GIVEN INSTRUCTION – Only the lines from the top of the listing below to the line that has "linewidth=1.5, ax=ax, zorder=3)" should be echoed, with both ends kept and pictures left out.

GIVEN MATERIAL –
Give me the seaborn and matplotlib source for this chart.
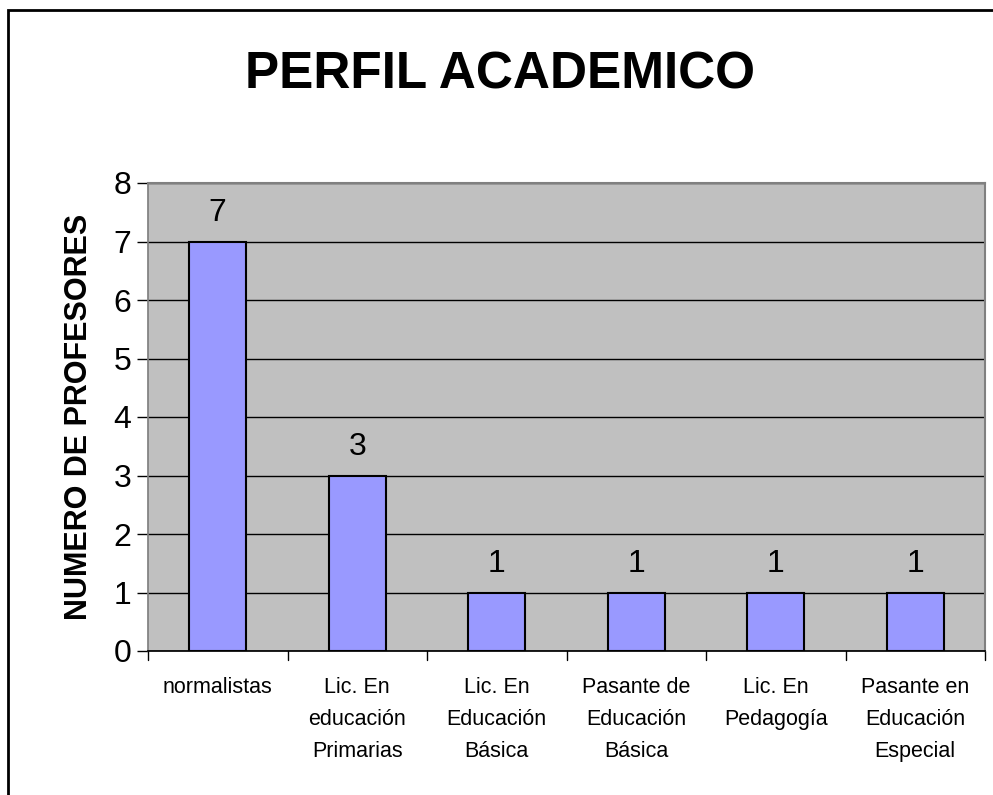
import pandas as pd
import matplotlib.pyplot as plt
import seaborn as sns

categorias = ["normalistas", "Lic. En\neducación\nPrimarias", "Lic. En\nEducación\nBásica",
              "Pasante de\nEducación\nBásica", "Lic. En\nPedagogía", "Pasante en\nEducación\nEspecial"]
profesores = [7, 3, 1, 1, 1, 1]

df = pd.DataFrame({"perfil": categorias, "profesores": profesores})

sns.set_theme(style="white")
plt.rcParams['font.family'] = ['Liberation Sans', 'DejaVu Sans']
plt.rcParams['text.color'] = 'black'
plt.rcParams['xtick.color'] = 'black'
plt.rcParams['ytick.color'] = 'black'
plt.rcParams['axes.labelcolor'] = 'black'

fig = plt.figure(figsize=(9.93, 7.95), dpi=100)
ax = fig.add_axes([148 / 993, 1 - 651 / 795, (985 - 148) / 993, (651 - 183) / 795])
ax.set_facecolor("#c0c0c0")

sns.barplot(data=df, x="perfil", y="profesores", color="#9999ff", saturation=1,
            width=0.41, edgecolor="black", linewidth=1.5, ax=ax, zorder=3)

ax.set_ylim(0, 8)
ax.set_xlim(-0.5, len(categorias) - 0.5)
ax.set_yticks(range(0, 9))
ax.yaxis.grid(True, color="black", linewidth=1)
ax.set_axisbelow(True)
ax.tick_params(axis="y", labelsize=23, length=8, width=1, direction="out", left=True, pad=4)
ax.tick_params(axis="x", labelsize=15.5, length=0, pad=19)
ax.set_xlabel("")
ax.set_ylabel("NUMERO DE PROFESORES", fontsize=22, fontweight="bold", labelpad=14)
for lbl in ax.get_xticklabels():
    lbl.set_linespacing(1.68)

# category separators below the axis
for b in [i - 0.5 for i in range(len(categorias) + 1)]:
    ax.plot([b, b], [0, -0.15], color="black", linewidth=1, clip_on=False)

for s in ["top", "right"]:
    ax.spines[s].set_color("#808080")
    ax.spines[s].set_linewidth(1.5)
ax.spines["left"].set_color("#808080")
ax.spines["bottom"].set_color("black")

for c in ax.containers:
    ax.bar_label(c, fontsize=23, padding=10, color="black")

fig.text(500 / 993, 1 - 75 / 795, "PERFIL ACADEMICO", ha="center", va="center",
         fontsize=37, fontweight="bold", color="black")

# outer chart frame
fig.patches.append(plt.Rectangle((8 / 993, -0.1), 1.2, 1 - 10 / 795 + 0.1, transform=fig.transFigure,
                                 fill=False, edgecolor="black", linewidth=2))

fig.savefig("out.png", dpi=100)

OUTPUT OF THE EXERCISE –
Give me the seaborn and matplotlib source for this chart.
import pandas as pd
import matplotlib.pyplot as plt
import seaborn as sns

categorias = ["normalistas", "Lic. En\neducación\nPrimarias", "Lic. En\nEducación\nBásica",
              "Pasante de\nEducación\nBásica", "Lic. En\nPedagogía", "Pasante en\nEducación\nEspecial"]
profesores = [7, 3, 1, 1, 1, 1]

df = pd.DataFrame({"perfil": categorias, "profesores": profesores})

sns.set_theme(style="white")
plt.rcParams['font.family'] = ['Liberation Sans', 'DejaVu Sans']
plt.rcParams['text.color'] = 'black'
plt.rcParams['xtick.color'] = 'black'
plt.rcParams['ytick.color'] = 'black'
plt.rcParams['axes.labelcolor'] = 'black'

fig = plt.figure(figsize=(9.93, 7.95), dpi=100)
ax = fig.add_axes([148 / 993, 1 - 651 / 795, (985 - 148) / 993, (651 - 183) / 795])
ax.set_facecolor("#c0c0c0")

sns.barplot(data=df, x="perfil", y="profesores", color="#9999ff", saturation=1,
            width=0.41, edgecolor="black", linewidth=1.5, ax=ax, zorder=3)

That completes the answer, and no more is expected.